Request »
Output exactly the lines from the first line of the records below through the line containing "var pL = 63, pR = 355, pT = 15, pB = 219;", both included, leaving out any pictures.

Saved entries
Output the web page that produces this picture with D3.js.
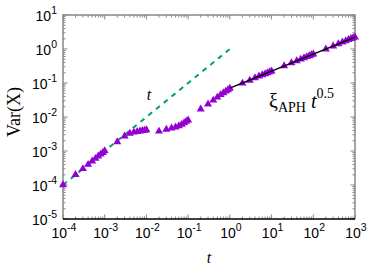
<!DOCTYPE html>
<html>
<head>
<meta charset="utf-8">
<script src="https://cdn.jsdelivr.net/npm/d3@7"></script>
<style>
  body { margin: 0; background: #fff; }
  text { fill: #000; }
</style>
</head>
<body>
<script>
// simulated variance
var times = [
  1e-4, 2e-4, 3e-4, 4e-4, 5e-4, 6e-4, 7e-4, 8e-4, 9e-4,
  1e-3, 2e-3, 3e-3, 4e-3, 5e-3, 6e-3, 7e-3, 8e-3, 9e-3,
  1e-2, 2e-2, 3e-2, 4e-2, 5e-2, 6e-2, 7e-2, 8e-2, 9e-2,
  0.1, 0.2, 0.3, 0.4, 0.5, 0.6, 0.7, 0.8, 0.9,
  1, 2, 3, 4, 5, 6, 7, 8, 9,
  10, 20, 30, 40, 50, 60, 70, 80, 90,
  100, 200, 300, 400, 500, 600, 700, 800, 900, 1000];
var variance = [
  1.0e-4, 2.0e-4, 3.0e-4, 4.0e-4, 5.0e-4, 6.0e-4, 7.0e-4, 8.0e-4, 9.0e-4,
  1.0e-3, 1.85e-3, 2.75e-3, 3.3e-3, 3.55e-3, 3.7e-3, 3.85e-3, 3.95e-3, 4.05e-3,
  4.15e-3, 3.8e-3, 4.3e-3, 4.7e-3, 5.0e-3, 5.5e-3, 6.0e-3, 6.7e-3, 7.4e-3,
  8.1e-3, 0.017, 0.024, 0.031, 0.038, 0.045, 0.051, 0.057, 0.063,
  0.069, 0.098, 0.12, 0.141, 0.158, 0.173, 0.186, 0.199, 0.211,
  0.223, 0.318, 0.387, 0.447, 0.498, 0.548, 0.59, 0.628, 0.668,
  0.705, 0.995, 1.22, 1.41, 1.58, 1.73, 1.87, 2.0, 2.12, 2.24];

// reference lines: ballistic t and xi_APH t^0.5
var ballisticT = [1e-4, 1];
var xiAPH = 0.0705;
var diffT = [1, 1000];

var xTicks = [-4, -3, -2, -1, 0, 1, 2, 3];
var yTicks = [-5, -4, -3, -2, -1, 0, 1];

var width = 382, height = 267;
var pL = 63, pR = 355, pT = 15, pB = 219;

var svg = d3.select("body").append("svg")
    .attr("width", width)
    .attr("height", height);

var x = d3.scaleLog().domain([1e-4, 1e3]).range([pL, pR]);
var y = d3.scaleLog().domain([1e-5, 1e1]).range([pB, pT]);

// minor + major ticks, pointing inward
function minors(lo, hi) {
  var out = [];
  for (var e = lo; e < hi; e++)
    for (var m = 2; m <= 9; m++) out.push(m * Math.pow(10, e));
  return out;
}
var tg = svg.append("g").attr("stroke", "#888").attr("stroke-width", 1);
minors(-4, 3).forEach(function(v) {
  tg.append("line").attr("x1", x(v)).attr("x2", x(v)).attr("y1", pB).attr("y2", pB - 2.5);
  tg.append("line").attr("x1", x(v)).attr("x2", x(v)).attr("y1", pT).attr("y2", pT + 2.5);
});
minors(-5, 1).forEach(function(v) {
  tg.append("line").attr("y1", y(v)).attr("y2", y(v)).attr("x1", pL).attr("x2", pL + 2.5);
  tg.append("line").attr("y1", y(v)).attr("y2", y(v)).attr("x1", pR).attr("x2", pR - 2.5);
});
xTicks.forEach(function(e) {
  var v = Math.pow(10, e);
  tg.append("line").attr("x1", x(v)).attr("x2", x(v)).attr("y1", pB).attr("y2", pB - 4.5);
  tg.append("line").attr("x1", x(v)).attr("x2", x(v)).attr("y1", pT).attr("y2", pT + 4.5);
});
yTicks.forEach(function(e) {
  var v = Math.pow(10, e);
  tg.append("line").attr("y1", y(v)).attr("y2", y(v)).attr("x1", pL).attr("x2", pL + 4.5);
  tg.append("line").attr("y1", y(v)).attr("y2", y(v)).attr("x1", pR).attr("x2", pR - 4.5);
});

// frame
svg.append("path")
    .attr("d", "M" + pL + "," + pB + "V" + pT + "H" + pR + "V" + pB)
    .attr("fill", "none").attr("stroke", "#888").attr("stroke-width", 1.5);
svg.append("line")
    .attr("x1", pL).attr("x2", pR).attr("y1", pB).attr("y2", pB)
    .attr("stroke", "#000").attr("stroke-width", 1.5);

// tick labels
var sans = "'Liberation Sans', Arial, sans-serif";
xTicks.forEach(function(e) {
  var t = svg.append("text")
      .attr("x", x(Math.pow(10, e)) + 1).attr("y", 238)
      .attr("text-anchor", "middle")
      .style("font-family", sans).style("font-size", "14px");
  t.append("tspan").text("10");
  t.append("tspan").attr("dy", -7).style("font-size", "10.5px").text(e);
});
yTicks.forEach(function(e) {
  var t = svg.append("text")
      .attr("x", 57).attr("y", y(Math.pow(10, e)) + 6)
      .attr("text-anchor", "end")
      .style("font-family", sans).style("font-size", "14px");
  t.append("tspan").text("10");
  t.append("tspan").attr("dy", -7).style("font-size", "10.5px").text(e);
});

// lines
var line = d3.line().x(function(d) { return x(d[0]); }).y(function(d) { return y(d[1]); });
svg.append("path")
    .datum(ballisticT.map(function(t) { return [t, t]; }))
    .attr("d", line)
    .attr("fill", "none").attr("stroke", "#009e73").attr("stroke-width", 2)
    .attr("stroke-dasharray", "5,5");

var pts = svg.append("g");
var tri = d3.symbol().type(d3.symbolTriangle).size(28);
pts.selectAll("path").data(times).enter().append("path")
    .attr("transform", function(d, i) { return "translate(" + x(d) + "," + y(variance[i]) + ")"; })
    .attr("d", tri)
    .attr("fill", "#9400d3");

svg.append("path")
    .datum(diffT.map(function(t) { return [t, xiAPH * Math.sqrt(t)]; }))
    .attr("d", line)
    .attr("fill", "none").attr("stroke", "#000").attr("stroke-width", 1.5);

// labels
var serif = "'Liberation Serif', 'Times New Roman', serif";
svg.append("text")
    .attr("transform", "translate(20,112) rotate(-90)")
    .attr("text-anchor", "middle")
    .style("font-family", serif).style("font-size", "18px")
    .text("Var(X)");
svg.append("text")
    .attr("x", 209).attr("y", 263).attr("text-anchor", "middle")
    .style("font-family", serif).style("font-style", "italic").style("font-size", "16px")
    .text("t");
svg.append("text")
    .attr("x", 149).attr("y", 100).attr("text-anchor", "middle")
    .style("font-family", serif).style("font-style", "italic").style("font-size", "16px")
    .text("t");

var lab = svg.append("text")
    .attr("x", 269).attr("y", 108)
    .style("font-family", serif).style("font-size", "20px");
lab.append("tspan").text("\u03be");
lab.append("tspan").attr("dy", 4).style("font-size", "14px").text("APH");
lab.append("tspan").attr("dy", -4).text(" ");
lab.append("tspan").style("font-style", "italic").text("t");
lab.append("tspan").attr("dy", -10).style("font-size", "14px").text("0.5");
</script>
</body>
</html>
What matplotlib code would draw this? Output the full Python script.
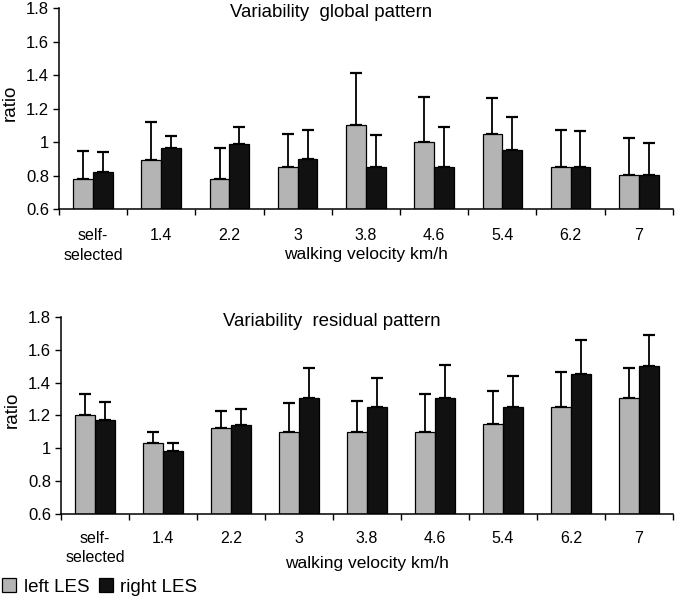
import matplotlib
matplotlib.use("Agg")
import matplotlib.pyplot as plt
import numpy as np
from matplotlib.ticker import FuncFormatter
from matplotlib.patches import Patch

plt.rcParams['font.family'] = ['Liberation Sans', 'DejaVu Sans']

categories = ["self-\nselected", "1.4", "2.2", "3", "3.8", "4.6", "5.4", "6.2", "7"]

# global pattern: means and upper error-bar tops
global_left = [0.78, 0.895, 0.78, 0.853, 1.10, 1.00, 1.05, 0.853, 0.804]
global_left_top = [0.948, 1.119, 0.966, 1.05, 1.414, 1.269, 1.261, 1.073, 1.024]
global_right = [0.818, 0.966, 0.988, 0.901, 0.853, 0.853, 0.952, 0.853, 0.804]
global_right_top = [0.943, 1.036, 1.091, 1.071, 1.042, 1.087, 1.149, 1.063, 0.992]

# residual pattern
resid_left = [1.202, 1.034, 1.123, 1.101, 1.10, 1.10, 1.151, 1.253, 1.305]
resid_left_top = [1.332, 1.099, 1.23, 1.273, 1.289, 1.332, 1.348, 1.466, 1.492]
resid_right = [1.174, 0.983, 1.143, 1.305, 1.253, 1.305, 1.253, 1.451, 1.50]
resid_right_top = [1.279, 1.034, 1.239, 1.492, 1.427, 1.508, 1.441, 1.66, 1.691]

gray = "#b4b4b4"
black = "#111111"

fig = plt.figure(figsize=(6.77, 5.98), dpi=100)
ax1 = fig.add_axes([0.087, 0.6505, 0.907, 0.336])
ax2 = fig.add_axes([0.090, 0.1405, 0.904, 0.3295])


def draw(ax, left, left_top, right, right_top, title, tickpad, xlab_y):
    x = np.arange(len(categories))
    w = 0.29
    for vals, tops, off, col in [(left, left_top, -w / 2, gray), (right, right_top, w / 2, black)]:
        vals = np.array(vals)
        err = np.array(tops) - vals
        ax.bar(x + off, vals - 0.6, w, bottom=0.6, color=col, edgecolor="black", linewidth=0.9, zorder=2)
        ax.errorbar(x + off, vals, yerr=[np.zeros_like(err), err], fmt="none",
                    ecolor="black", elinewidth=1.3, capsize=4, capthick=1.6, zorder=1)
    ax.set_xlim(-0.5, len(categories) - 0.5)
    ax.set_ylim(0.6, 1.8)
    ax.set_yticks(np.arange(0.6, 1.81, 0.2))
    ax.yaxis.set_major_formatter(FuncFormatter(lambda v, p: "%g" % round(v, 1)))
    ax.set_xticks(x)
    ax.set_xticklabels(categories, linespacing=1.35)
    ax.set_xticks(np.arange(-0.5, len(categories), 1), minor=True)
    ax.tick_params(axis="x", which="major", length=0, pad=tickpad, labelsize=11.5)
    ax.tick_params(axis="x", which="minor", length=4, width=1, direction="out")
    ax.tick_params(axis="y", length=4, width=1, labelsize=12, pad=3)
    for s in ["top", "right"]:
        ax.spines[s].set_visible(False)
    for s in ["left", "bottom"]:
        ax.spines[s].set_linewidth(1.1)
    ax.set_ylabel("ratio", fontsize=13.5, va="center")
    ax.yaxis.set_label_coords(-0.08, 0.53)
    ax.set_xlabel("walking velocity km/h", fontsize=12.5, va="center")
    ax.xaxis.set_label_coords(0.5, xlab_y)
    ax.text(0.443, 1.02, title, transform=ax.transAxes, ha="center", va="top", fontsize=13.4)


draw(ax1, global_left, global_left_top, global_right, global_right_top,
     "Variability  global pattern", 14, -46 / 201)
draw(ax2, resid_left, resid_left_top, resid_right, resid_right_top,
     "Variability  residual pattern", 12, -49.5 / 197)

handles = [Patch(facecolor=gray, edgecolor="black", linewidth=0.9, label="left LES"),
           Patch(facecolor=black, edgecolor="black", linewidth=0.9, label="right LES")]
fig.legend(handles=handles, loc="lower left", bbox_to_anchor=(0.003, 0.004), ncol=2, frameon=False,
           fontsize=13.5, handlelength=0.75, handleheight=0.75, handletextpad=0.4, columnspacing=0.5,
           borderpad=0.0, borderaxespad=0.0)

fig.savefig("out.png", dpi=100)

Result for this task »
Output the web page that produces this picture with D3.js.
<!DOCTYPE html>
<html>
<head>
<meta charset="utf-8">
<script src="https://cdn.jsdelivr.net/npm/d3@7"></script>
<style>
  body { margin: 0; background: #fff; }
  text { fill: #000; }
</style>
</head>
<body>
<script>
// simulated variance
var times = [
  1e-4, 2e-4, 3e-4, 4e-4, 5e-4, 6e-4, 7e-4, 8e-4, 9e-4,
  1e-3, 2e-3, 3e-3, 4e-3, 5e-3, 6e-3, 7e-3, 8e-3, 9e-3,
  1e-2, 2e-2, 3e-2, 4e-2, 5e-2, 6e-2, 7e-2, 8e-2, 9e-2,
  0.1, 0.2, 0.3, 0.4, 0.5, 0.6, 0.7, 0.8, 0.9,
  1, 2, 3, 4, 5, 6, 7, 8, 9,
  10, 20, 30, 40, 50, 60, 70, 80, 90,
  100, 200, 300, 400, 500, 600, 700, 800, 900, 1000];
var variance = [
  1.0e-4, 2.0e-4, 3.0e-4, 4.0e-4, 5.0e-4, 6.0e-4, 7.0e-4, 8.0e-4, 9.0e-4,
  1.0e-3, 1.85e-3, 2.75e-3, 3.3e-3, 3.55e-3, 3.7e-3, 3.85e-3, 3.95e-3, 4.05e-3,
  4.15e-3, 3.8e-3, 4.3e-3, 4.7e-3, 5.0e-3, 5.5e-3, 6.0e-3, 6.7e-3, 7.4e-3,
  8.1e-3, 0.017, 0.024, 0.031, 0.038, 0.045, 0.051, 0.057, 0.063,
  0.069, 0.098, 0.12, 0.141, 0.158, 0.173, 0.186, 0.199, 0.211,
  0.223, 0.318, 0.387, 0.447, 0.498, 0.548, 0.59, 0.628, 0.668,
  0.705, 0.995, 1.22, 1.41, 1.58, 1.73, 1.87, 2.0, 2.12, 2.24];

// reference lines: ballistic t and xi_APH t^0.5
var ballisticT = [1e-4, 1];
var xiAPH = 0.0705;
var diffT = [1, 1000];

var xTicks = [-4, -3, -2, -1, 0, 1, 2, 3];
var yTicks = [-5, -4, -3, -2, -1, 0, 1];

var width = 382, height = 267;
var pL = 63, pR = 355, pT = 15, pB = 219;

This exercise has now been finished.